»»
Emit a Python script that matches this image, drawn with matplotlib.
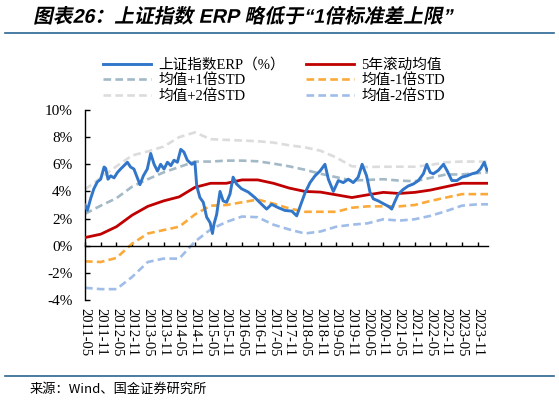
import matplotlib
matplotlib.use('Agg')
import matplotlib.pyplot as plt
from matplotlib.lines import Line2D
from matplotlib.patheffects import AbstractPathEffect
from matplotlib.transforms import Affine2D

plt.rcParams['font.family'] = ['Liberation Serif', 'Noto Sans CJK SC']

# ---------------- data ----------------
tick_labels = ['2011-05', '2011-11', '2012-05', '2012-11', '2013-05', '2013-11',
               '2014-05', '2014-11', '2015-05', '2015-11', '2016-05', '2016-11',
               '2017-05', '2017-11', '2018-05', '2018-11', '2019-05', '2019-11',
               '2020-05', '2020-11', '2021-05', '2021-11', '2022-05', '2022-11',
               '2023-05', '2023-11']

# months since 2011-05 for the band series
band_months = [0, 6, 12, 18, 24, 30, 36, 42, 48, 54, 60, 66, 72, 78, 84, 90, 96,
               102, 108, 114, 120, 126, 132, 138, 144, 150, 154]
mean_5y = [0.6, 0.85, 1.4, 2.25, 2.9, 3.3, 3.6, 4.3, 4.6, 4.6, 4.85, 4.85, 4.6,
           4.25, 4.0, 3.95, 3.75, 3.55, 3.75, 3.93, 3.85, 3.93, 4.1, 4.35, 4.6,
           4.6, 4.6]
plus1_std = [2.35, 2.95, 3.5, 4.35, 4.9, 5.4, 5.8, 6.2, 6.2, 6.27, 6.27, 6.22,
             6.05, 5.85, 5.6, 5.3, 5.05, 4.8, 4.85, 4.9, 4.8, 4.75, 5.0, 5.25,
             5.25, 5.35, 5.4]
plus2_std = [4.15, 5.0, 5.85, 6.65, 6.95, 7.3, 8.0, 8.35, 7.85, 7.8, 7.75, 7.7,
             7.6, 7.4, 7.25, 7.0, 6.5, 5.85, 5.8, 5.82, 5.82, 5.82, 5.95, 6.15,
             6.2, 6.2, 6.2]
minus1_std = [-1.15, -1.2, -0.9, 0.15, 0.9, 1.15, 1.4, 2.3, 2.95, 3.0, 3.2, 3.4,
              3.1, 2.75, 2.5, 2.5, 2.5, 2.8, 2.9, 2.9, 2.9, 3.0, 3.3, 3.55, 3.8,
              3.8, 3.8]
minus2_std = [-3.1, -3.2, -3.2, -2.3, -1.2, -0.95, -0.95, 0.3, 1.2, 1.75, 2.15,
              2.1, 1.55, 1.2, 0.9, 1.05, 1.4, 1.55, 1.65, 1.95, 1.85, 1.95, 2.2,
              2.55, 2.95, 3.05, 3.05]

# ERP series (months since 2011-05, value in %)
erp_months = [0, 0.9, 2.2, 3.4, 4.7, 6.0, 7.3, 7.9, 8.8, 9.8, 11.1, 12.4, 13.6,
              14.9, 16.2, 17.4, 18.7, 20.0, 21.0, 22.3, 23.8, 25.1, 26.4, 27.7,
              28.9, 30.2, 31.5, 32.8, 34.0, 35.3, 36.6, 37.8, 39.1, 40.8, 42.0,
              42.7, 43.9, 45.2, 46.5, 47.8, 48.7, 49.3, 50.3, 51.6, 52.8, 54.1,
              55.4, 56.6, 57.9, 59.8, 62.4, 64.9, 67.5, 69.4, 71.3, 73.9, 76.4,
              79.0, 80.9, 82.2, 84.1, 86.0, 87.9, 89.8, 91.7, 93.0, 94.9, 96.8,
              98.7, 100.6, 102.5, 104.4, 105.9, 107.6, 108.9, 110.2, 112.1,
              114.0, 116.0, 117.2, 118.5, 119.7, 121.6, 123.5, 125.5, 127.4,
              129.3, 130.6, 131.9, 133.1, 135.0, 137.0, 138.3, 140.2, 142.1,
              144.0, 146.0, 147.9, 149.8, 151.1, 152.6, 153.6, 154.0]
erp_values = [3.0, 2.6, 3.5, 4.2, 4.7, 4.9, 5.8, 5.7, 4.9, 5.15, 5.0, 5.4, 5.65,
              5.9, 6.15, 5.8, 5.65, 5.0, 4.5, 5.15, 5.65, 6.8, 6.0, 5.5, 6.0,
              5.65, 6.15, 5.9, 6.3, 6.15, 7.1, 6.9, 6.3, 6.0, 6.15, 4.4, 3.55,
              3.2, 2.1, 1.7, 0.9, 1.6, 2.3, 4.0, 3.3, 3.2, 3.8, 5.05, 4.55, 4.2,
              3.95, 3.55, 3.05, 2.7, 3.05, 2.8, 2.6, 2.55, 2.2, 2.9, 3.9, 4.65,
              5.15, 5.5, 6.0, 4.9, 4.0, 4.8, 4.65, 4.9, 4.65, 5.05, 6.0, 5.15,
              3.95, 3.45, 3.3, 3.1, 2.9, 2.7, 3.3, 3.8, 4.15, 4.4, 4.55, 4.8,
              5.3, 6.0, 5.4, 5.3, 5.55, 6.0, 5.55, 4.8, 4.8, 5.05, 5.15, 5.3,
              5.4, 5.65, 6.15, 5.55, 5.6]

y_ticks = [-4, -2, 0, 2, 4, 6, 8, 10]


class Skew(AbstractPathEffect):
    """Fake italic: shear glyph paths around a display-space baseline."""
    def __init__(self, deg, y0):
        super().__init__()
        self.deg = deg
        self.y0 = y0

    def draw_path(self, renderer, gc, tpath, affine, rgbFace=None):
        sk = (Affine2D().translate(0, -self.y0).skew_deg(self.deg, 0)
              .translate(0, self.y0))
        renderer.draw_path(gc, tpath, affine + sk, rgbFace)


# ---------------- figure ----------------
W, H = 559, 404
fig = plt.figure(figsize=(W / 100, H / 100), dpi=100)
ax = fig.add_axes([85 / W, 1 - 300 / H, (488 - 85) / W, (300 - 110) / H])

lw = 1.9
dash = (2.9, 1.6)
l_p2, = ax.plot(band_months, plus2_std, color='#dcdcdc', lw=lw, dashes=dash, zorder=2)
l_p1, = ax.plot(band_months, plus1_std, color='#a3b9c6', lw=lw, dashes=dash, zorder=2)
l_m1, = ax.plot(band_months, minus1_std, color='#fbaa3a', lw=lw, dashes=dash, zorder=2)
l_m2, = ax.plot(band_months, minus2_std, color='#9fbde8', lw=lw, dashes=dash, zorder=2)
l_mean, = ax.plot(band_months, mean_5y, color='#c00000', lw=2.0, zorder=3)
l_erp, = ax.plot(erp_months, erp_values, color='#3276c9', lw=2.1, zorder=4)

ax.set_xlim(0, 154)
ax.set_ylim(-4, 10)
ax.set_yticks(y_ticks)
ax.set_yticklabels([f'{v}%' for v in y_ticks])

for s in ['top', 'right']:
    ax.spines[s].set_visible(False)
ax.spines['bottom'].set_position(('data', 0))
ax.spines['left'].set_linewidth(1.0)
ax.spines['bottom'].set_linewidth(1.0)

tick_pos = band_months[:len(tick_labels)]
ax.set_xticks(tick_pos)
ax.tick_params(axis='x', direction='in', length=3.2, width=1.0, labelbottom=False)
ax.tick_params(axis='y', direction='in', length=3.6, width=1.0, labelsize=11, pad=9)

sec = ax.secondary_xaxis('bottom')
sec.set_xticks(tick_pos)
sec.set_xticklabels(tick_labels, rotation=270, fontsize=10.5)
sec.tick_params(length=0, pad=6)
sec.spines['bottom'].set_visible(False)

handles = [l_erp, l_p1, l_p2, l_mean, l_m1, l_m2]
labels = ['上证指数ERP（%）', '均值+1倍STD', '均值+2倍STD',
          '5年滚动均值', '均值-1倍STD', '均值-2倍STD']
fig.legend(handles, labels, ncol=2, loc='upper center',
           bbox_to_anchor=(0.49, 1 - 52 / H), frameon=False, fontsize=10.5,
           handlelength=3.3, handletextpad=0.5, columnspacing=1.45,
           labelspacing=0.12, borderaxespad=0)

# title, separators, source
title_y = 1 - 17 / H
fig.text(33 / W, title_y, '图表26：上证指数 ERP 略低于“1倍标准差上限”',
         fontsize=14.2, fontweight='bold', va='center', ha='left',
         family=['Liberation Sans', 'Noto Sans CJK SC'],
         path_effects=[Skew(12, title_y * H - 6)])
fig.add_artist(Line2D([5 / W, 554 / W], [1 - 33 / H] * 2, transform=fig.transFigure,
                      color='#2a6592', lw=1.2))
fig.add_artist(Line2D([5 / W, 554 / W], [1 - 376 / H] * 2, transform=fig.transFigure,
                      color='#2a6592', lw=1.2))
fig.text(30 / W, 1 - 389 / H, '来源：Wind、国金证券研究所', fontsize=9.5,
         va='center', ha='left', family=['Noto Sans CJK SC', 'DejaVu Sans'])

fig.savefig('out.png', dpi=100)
««
Repeat the lines above, starting at the first and stopping after the line that holds "plt.rcParams['font.family'] = ['Liberation", with the pictures left out.

Emit a Python script that matches this image, drawn with matplotlib.
import matplotlib
matplotlib.use('Agg')
import matplotlib.pyplot as plt
from matplotlib.lines import Line2D
from matplotlib.patheffects import AbstractPathEffect
from matplotlib.transforms import Affine2D

plt.rcParams['font.family'] = ['Liberation Serif', 'Noto Sans CJK SC']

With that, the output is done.